Nome di donna
Il film di Marco Tullio Giordana, con Cristiana Capotondi, Valerio Binasco, Bebo Storti, Michela Cescon
Indagine Istat, sostegno di Amnesty International, data di uscita scelta con astuzia. Parliamo dell’8 marzo, non del ciclone molestie (forse un po’ si è placato, abiti neri agli Oscar se ne sono visti pochi, e i pochi non erano per la causa; Frances McDormand sembrava più preoccupata della clausole contrattuali a favore dei gruppi svantaggiati che delle mani lunghe). Marco Tullio Giordana e la sceneggiatrice Cristiana Mainardi fanno risalire la prima idea del film a tre anni fa. Quando l’esercito delle ricattate sessuali in Italia, comprese le “molestate in senso lato” – parole loro, cifre dell’Istituto di Statistica – ammontava a otto milioni e ottocentomila. Non si capisce perché la causa da difendere debba far scordare le più elementari regole che governano il cinema. Tra la sciatteria della fotografia, la sciatteria della sceneggiatura, la sciatteria della recitazione e l’ammasso di retorica lo spettatore non sa dove guardare. Del resto è difficile risultare credibili pronunciando battute che sembrano calate da un’astronave madre carica di luoghi comuni. Per dire, l’avvocatessa che difende il dirigente della lussuosa casa per anziani accusato di molestie arriva in tribunale scollata, truccata, in tacchi alti. L’avvocatessa che difende Cristiana Capotondi, convocata fuori orario dal dirigente medesimo, ha i capelli corti e gira senza trucco. Il molestatore (con la complicità del sacerdote che gestisce il ricovero per ricchi) predilige le ragazze vestite da infermiera. Ha già molestato la cameriera di casa, rivela la figlia che fa volontariato in Africa, come ogni giovane rispettabile intenzionata a tagliare i ponti con la famiglia borghese.

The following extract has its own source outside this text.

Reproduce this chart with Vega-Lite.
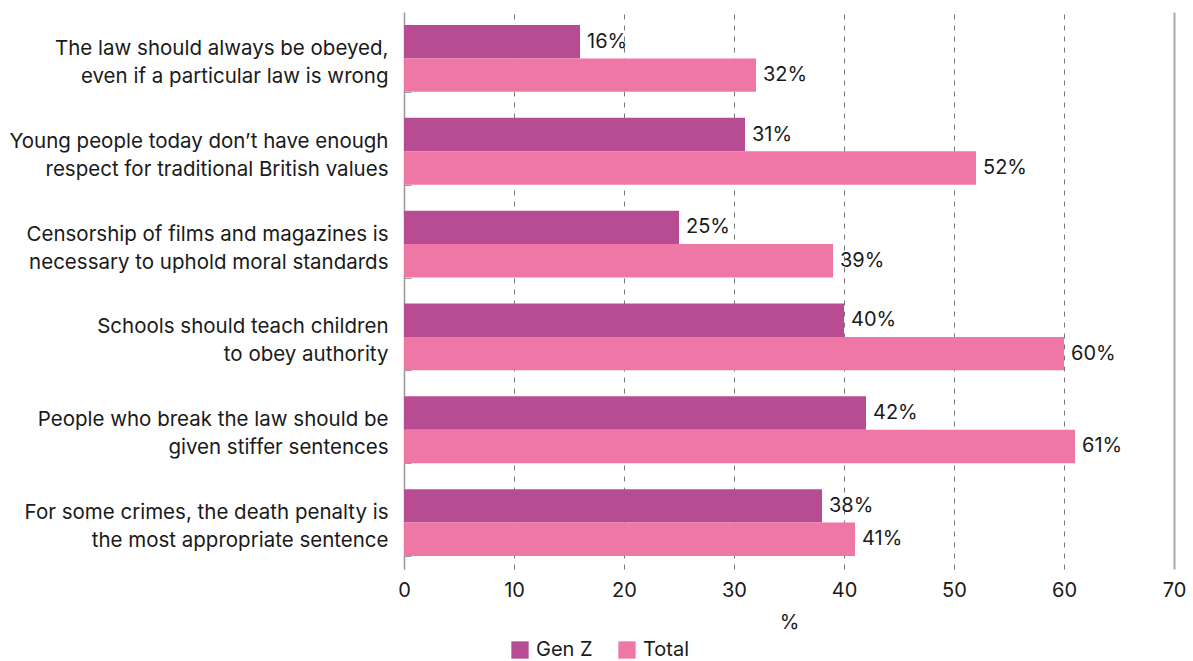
{
  "$schema": "https://vega.github.io/schema/vega-lite/v6.json",
  "autosize": {"type": "none"},
  "width": 770,
  "height": 557,
  "padding": {"left": 404, "top": 12, "right": 19, "bottom": 92},
  "background": "white",
  "config": {
    "font": "Inter",
    "view": {"stroke": null},
    "axis": {"labelFont": "Inter", "titleFont": "Inter", "labelColor": "#1a1a1a", "titleColor": "#1a1a1a", "labelFontSize": 20, "titleFontSize": 20, "titleFontWeight": "normal"},
    "legend": {"labelFont": "Inter", "labelFontSize": 20, "labelColor": "#1a1a1a", "padding": 0}
  },
  "data": {
    "values": [
      {"q": "The law should always be obeyed,|even if a particular law is wrong", "series": "Gen Z", "value": 16},
      {"q": "The law should always be obeyed,|even if a particular law is wrong", "series": "Total", "value": 32},
      {"q": "Young people today don’t have enough|respect for traditional British values", "series": "Gen Z", "value": 31},
      {"q": "Young people today don’t have enough|respect for traditional British values", "series": "Total", "value": 52},
      {"q": "Censorship of films and magazines is|necessary to uphold moral standards", "series": "Gen Z", "value": 25},
      {"q": "Censorship of films and magazines is|necessary to uphold moral standards", "series": "Total", "value": 39},
      {"q": "Schools should teach children|to obey authority", "series": "Gen Z", "value": 40},
      {"q": "Schools should teach children|to obey authority", "series": "Total", "value": 60},
      {"q": "People who break the law should be|given stiffer sentences", "series": "Gen Z", "value": 42},
      {"q": "People who break the law should be|given stiffer sentences", "series": "Total", "value": 61},
      {"q": "For some crimes, the death penalty is|the most appropriate sentence", "series": "Gen Z", "value": 38},
      {"q": "For some crimes, the death penalty is|the most appropriate sentence", "series": "Total", "value": 41}
    ]
  },
  "transform": [{"calculate": "datum.value + '%'", "as": "label"}],
  "encoding": {
    "y": {
      "field": "q", "type": "nominal", "sort": null,
      "scale": {"paddingInner": 0.28, "paddingOuter": 0.14},
      "axis": {
        "title": null,
        "labelExpr": "split(datum.label, '|')",
        "labelFontSize": 20.5,
        "labelLineHeight": 28,
        "labelPadding": 23,
        "labelOffset": -10,
        "tickSize": -7,
        "tickBand": "extent",
        "tickColor": "#999999",
        "domainColor": "#999999",
        "domainWidth": 1.5,
        "grid": false,
        "labelLimit": 500
      }
    },
    "yOffset": {"field": "series", "type": "nominal", "sort": ["Gen Z", "Total"], "scale": {"paddingInner": 0, "paddingOuter": 0}},
    "x": {
      "field": "value", "type": "quantitative",
      "scale": {"domain": [0, 70], "nice": false},
      "axis": {
        "title": "%",
        "titlePadding": 12,
        "values": [0, 10, 20, 30, 40, 50, 60, 70],
        "labelOverlap": false,
        "labelFlush": false,
        "domain": false,
        "ticks": false,
        "labelPadding": 11,
        "grid": true,
        "gridColor": {"condition": {"test": "datum.value === 70", "value": "#aaaaaa"}, "value": "#777777"},
        "gridDash": {"condition": {"test": "datum.value === 70", "value": []}, "value": [5, 6]},
        "gridWidth": {"condition": {"test": "datum.value === 70", "value": 2}, "value": 1}
      }
    }
  },
  "layer": [
    {
      "mark": {"type": "bar"},
      "encoding": {
        "color": {
          "field": "series", "type": "nominal",
          "scale": {"domain": ["Gen Z", "Total"], "range": ["#B74C93", "#EE77A6"]},
          "legend": {"title": null, "orient": "none", "direction": "horizontal", "legendX": 106, "legendY": 628, "symbolType": "square", "symbolSize": 300, "symbolStrokeWidth": 0, "symbolOpacity": 1, "columnPadding": 24, "labelOffset": 6}
        }
      }
    },
    {
      "mark": {"type": "text", "align": "left", "baseline": "middle", "dx": 7, "fontSize": 20, "color": "#1a1a1a"},
      "encoding": {"text": {"field": "label"}}
    }
  ]
}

Per Adriana Asti, attrice che ha preso dimora nella struttura – sul comodino i santini teatrali Giorgio, Luca, e Luchino – le battute che risollevano il morale vengono dall’autobiografia “Un futuro infinito” (Mondadori): “Recitare nuda è bellissimo, tutti guardano lì e nessuno bada a quel che dici”. Le gerarchie sono fetenti, le colleghe Dio ne scampi: son molestate tutte o quasi, ma nessuna avverte l’ultima arrivata. Preferiscono ammutolirsi e in mensa fare il vuoto attorno a chi denuncia.